Research and Publication as a Field-Building Strategy


In the 1980s, when the Robert Bowne Foundation (RBF) began focusing on OST youth literacy education, there was little or no recognition of the professional field now known as Out-of-School Time education. The lack of recognition began to change during the 1990s, with such initiatives as the:

  • Launch in 1991 of New York City Beacons, public-school-based community centers offering a range of activities for individuals of all ages, including after-school programs;
  • Founding in 1994 of the Partnership for Afterschool Education (PASE), with initial funding from the RBF;
  • Founding in 1998 of The Afterschool Corporation (TASC) with initial funding from the Open Society Institute. (Read and download the Institute for Education and Social Policy’s brief on public funding for afterschool programs 1998-2008);
  • Initiation in 1999 of Federal funding for afterschool programs through the 21st Century Community Learning Centers.  By 2009, both the New York State Education Department and the New York City Department of Youth and Community Development (DYCD) had established programs to fund OST youth programs.

The RBF contributed to these efforts by sponsoring research and publications focused on the emerging field. In 1998, then Executive Director Dianne Kangisser funded Eileen Lyons of Interfaith Neighbors and Susan Ingalls of Foundation for Children and the Classics — to produce the inaugural issue of the journal Afterschool Matters.

The goal was to publish articles by practitioners as well as academic scholars to support professionalization of the field and reach a national audience. It soon became clear that practitioners needed support to research and write, and it was difficult to identify authors and solicit articles from practitioners. Executive Director Lena Townsend and Sara Hill, as a result, created the Afterschool Matters Initiative to generate inquiry and writing to ‘feed’ the journal.  The goals of the Initiative were to:

  • Generate and disseminate research about community-based organizations serving youth during the out-of-school hours;
  • Build a network of scholars studying community-based organizations serving youth; and
  • Contribute to basic knowledge and the improvement of practice and policy in the area of community-based youth programs.

Together with RBF Research Officer Sara Hill, Townsend began to address this agenda by establishing: (a) the Afterschool Matters Practitioner Fellowship and (b) a year-long Institute (beginning in 2002). These both supported afterschool practitioners in articulating research questions, collecting data, and then shaping their data into articles for publication.

In an October 2013, interview Townsend describes the impetus for the initiative:

“I came to believe that youth practitioners should shape their own field.
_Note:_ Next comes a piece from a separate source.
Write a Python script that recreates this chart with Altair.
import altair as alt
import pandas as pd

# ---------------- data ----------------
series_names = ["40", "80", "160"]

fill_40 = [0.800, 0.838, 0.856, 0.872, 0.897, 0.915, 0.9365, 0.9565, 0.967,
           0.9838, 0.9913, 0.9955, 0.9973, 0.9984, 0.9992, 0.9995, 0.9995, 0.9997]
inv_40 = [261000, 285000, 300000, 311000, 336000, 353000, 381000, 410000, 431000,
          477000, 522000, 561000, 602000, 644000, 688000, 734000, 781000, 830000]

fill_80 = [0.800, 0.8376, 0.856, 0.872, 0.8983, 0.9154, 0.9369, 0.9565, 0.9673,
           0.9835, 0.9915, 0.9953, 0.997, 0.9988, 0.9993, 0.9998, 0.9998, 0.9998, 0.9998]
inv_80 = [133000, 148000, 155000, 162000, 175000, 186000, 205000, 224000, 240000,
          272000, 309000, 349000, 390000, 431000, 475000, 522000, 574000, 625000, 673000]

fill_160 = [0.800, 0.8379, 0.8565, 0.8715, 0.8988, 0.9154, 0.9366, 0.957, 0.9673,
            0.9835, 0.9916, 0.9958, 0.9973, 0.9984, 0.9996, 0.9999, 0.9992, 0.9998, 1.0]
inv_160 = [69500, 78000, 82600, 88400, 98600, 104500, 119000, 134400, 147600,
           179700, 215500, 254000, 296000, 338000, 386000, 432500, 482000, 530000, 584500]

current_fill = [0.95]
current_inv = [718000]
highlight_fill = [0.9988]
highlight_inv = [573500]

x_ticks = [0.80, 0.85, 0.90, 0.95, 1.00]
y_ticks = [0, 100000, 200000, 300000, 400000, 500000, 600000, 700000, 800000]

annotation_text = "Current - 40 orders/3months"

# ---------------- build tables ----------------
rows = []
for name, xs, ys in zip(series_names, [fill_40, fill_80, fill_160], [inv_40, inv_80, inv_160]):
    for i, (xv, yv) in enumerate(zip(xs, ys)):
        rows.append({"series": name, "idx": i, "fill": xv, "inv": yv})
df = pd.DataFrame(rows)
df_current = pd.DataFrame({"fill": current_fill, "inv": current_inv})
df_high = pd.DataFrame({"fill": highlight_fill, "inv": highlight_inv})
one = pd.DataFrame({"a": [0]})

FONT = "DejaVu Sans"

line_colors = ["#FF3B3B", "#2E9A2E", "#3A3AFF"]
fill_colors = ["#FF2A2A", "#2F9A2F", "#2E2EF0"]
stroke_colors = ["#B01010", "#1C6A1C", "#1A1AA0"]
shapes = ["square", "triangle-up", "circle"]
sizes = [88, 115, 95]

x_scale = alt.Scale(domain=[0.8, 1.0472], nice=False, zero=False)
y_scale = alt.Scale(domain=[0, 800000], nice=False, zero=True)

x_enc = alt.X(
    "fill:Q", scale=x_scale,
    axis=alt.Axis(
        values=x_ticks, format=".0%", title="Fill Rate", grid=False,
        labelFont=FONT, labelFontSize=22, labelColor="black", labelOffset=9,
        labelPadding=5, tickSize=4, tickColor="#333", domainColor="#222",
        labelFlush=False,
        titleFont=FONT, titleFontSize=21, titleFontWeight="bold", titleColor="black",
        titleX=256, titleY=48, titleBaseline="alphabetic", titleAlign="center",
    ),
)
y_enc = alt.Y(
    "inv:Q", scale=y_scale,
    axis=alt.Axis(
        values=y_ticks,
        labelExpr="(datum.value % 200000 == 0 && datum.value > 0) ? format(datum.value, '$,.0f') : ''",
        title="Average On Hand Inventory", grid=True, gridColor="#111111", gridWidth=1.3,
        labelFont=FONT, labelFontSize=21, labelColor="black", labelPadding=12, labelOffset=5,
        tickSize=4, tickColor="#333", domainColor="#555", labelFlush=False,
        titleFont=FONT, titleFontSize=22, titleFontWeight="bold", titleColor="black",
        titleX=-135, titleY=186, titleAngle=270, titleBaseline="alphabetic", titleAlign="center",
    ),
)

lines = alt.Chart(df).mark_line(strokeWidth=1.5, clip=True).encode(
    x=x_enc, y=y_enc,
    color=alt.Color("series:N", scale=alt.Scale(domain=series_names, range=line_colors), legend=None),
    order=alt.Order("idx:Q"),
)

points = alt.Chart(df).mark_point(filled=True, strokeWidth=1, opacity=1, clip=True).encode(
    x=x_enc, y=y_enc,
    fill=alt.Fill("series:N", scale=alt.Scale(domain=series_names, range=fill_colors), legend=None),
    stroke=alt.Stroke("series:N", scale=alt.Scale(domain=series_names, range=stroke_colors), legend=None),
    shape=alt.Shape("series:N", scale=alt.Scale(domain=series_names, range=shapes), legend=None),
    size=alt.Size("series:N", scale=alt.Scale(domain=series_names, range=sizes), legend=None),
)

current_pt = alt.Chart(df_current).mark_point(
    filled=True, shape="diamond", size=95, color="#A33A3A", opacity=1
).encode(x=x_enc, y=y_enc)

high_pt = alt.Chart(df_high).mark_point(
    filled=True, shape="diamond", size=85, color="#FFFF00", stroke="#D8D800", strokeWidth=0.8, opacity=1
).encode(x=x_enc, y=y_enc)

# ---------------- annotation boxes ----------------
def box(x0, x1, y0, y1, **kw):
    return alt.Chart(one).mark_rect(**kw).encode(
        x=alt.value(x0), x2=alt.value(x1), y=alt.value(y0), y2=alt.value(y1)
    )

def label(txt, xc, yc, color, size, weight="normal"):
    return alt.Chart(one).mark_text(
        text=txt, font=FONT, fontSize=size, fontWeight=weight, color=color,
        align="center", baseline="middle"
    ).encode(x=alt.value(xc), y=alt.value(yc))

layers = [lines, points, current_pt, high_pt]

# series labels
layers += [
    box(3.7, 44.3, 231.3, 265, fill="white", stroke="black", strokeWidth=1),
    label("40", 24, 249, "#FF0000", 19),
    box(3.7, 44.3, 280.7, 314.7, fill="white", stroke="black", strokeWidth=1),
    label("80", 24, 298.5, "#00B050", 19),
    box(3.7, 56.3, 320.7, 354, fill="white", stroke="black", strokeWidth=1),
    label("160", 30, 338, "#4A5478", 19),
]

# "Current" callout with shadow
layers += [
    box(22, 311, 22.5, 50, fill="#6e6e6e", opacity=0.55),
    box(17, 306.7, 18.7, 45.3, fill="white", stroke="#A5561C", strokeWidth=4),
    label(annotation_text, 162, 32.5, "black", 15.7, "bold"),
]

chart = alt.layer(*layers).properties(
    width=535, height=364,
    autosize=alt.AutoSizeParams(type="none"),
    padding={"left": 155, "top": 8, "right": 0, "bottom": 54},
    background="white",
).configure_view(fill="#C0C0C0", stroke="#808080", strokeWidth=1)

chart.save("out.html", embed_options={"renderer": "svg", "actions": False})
The field was being shaped by all sorts of others — researchers, academics, politicians, funders — many of whom had never worked with youth. Youth practitioners are very important for shaping the field. One way we have attempted to make that happen is through the Fellowships.”

By 2003, RBF had launched a comprehensive Afterschool Matters Initiative that included:

Two years later, in 2005, RBF Research Officer Sara Hill successfully proposed the establishment of an afterschool Special Interest Group (SIG) of the American Education Research Association (AERA). The aim was to raise the profile of the OST field as well as to engage and link researchers throughout the country to address the need for more research and dissemination of findings.

In addition, the RBF gained greater national visibility and reach by:

  • Forming a National Advisory Committee for the Afterschool Matters Initiative;
  • Building a network of scholars studying community-based organizations that serve youth;
  • Developing both the research and writing capacity of practitioners working with youth; and
  • Contributing to basic knowledge and improvement of practice and policy among community-based youth programs.

In 2007, RBF identified the National Institute on Out-of-School Time (NIOST) at the Wellesley Centers for Women as a national site to continue the Afterschool Matters Initiative, including publication of the Afterschool Matters journal and occasional papers, conducting a National Afterschool Matters Initiative Practitioner Fellowship Program in collaboration with the National Writing Project, as well as to administer the Edmund A. Stanley Jr. Research Grants.